■ **Listing**
******************************
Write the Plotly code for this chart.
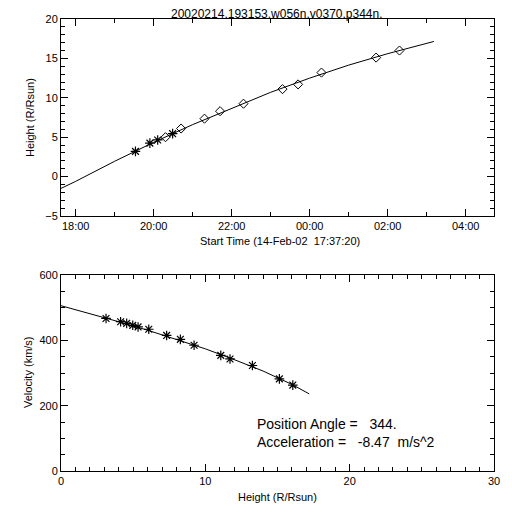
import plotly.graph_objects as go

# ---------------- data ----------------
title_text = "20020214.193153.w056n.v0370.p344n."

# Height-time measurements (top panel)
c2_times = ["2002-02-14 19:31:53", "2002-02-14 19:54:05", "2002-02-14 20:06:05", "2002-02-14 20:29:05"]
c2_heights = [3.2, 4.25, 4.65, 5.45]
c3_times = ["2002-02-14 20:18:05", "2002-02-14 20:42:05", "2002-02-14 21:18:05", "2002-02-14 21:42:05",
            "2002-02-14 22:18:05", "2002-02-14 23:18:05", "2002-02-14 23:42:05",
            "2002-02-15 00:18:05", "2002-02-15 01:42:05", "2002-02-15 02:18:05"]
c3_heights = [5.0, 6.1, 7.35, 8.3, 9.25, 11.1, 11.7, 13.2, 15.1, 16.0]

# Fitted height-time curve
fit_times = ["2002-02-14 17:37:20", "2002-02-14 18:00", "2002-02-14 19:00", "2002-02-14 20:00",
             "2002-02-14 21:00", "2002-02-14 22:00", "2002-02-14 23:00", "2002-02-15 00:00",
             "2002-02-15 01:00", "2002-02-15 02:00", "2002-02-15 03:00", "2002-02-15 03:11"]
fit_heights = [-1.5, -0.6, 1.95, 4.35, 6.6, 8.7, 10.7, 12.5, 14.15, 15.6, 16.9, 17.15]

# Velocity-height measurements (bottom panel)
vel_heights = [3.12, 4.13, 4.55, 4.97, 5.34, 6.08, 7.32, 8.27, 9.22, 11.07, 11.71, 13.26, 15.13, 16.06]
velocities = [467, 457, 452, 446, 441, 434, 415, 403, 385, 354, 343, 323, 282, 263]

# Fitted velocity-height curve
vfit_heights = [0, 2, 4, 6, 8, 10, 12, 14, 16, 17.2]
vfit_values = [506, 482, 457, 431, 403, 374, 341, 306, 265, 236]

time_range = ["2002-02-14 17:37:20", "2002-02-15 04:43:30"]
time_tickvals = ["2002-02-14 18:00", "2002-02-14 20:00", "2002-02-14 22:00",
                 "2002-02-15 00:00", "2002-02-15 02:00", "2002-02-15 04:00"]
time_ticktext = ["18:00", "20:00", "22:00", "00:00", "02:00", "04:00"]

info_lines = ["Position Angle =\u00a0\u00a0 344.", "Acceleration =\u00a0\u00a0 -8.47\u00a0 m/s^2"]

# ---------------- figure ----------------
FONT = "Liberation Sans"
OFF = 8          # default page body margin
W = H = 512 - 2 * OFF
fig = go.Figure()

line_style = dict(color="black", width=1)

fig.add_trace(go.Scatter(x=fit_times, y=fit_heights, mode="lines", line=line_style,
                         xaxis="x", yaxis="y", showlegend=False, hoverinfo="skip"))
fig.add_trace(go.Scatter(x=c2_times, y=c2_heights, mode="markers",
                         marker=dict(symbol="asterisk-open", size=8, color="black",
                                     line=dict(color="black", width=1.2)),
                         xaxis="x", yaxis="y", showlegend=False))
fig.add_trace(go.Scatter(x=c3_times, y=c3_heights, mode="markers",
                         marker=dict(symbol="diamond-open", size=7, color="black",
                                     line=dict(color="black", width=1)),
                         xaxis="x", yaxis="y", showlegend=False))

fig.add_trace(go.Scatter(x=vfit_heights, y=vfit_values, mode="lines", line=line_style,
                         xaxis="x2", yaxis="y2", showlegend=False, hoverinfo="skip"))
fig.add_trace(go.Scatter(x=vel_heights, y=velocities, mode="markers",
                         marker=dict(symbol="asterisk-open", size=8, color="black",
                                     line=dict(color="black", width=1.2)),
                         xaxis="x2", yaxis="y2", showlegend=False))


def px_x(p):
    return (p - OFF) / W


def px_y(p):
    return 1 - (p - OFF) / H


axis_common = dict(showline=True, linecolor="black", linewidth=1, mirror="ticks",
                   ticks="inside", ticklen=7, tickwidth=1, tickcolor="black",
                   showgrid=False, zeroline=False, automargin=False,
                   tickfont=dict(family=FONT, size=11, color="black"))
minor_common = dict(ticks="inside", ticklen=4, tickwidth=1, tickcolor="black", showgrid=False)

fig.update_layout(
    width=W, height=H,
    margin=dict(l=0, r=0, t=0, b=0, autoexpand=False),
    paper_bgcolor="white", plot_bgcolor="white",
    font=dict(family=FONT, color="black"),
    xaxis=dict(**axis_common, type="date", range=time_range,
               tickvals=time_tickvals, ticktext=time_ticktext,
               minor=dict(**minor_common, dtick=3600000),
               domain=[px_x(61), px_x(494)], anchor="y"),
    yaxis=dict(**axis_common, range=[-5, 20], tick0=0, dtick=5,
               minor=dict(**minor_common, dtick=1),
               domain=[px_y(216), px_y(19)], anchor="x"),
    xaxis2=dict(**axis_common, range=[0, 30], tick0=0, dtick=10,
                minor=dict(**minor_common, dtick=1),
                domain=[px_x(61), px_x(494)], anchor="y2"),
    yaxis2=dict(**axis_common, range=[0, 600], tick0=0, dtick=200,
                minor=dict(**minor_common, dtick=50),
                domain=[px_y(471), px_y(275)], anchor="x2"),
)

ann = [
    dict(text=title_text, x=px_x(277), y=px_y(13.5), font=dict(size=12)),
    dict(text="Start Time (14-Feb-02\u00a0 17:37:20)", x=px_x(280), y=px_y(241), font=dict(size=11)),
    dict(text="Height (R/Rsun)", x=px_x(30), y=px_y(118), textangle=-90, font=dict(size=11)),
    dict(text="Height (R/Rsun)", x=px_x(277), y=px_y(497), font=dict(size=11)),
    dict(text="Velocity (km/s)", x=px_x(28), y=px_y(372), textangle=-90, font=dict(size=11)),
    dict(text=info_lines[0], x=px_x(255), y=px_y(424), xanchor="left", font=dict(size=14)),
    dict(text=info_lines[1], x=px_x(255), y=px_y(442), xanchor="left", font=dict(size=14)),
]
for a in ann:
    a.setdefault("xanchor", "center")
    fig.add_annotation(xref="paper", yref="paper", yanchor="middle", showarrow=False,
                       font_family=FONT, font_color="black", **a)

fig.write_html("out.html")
******************************
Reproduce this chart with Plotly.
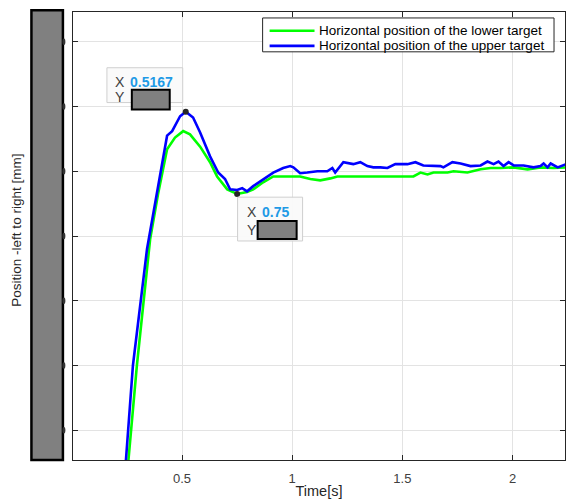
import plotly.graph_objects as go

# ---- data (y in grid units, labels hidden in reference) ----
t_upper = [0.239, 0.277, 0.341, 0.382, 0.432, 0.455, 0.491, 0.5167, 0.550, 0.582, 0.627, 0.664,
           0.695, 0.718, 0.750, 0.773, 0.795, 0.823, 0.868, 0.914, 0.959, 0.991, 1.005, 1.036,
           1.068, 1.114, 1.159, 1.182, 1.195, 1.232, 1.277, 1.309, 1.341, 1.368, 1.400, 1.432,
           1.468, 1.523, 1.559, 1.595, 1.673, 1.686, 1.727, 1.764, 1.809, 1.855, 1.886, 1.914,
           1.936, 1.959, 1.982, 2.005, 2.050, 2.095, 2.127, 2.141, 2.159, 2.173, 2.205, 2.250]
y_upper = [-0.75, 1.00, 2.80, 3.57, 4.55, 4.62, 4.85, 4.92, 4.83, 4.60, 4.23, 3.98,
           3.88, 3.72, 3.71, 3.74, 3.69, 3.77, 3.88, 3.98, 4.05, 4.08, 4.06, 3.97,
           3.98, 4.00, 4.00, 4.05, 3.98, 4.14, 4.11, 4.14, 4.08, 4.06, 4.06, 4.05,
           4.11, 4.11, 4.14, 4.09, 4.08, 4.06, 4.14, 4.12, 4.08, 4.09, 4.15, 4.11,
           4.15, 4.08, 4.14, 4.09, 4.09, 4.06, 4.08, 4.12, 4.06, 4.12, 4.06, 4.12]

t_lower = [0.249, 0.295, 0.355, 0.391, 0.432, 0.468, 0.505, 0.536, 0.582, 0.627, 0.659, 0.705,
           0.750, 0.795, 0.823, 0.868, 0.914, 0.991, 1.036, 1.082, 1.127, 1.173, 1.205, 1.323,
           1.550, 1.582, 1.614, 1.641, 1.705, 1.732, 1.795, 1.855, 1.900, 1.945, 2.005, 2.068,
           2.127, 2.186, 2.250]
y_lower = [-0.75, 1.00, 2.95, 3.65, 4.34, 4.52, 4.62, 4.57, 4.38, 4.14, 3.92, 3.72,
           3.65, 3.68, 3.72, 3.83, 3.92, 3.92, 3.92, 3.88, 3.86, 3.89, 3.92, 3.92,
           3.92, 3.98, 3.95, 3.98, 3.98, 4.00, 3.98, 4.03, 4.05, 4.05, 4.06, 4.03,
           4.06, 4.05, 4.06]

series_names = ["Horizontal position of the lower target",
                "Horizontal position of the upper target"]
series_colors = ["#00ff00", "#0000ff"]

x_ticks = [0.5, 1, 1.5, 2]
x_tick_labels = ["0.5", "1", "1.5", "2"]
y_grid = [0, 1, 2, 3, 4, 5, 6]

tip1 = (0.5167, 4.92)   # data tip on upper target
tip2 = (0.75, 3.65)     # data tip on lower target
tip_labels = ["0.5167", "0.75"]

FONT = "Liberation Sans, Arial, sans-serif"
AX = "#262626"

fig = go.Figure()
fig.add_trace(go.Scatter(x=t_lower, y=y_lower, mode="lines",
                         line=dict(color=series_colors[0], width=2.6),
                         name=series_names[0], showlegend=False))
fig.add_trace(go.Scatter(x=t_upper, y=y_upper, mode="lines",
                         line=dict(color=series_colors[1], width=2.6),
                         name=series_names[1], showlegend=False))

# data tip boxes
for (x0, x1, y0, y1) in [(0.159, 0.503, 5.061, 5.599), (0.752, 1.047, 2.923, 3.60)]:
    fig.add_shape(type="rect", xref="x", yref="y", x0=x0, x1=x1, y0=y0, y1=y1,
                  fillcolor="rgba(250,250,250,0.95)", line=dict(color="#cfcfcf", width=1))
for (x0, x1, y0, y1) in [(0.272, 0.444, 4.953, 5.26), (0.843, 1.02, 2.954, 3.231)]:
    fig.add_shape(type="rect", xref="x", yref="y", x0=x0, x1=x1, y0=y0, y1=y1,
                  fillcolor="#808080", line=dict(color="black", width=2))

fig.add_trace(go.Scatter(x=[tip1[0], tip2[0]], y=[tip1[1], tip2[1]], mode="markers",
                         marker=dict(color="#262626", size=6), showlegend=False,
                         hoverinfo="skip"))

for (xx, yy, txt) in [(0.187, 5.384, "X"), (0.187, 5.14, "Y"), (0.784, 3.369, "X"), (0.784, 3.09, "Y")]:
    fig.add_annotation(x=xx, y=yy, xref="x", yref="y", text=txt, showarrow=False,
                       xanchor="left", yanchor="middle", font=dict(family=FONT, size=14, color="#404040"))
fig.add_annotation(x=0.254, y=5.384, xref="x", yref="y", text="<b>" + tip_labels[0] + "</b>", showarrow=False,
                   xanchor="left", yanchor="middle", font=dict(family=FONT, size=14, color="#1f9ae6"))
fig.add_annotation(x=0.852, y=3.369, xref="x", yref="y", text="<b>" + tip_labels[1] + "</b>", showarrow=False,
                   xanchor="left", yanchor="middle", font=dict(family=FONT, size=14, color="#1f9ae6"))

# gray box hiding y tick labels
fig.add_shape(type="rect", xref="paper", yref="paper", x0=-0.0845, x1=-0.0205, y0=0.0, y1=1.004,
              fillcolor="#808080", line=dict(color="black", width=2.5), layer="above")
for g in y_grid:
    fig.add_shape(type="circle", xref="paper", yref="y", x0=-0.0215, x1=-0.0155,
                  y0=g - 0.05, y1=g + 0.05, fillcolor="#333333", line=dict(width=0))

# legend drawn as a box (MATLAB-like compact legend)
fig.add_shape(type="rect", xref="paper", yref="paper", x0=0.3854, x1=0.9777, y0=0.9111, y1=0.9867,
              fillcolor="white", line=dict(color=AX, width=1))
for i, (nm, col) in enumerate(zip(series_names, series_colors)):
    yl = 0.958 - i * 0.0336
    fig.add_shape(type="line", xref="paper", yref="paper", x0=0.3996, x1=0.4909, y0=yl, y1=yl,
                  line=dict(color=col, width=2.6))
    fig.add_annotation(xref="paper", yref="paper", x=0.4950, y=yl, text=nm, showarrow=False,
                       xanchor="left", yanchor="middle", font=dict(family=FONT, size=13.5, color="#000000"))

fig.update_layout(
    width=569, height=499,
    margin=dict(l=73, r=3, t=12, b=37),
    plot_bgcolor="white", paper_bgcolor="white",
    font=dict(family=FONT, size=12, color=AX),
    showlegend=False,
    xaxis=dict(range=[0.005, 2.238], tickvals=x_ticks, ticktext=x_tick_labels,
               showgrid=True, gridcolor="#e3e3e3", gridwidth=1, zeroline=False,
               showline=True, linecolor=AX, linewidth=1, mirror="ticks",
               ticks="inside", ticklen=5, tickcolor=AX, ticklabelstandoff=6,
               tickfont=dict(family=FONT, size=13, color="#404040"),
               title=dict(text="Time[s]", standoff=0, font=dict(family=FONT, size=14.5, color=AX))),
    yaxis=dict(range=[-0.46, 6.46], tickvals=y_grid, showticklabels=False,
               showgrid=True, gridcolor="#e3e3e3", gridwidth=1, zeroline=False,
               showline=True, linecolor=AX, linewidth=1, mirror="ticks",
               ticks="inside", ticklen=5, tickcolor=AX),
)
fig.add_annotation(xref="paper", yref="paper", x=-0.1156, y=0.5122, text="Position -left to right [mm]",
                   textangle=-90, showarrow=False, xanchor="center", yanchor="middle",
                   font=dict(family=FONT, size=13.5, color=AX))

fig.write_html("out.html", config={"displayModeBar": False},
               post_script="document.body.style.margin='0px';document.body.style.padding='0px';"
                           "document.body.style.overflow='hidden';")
******************************
■ **Request**
Exactly the lines starting at the line containing "Write the Plotly code for this chart." and ending at the line containing "13.2, 15.1, 16.0]" should be transcribed, both included; omit the pictures.

■ **Exercise response**
Write the Plotly code for this chart.
import plotly.graph_objects as go

# ---------------- data ----------------
title_text = "20020214.193153.w056n.v0370.p344n."

# Height-time measurements (top panel)
c2_times = ["2002-02-14 19:31:53", "2002-02-14 19:54:05", "2002-02-14 20:06:05", "2002-02-14 20:29:05"]
c2_heights = [3.2, 4.25, 4.65, 5.45]
c3_times = ["2002-02-14 20:18:05", "2002-02-14 20:42:05", "2002-02-14 21:18:05", "2002-02-14 21:42:05",
            "2002-02-14 22:18:05", "2002-02-14 23:18:05", "2002-02-14 23:42:05",
            "2002-02-15 00:18:05", "2002-02-15 01:42:05", "2002-02-15 02:18:05"]
c3_heights = [5.0, 6.1, 7.35, 8.3, 9.25, 11.1, 11.7, 13.2, 15.1, 16.0]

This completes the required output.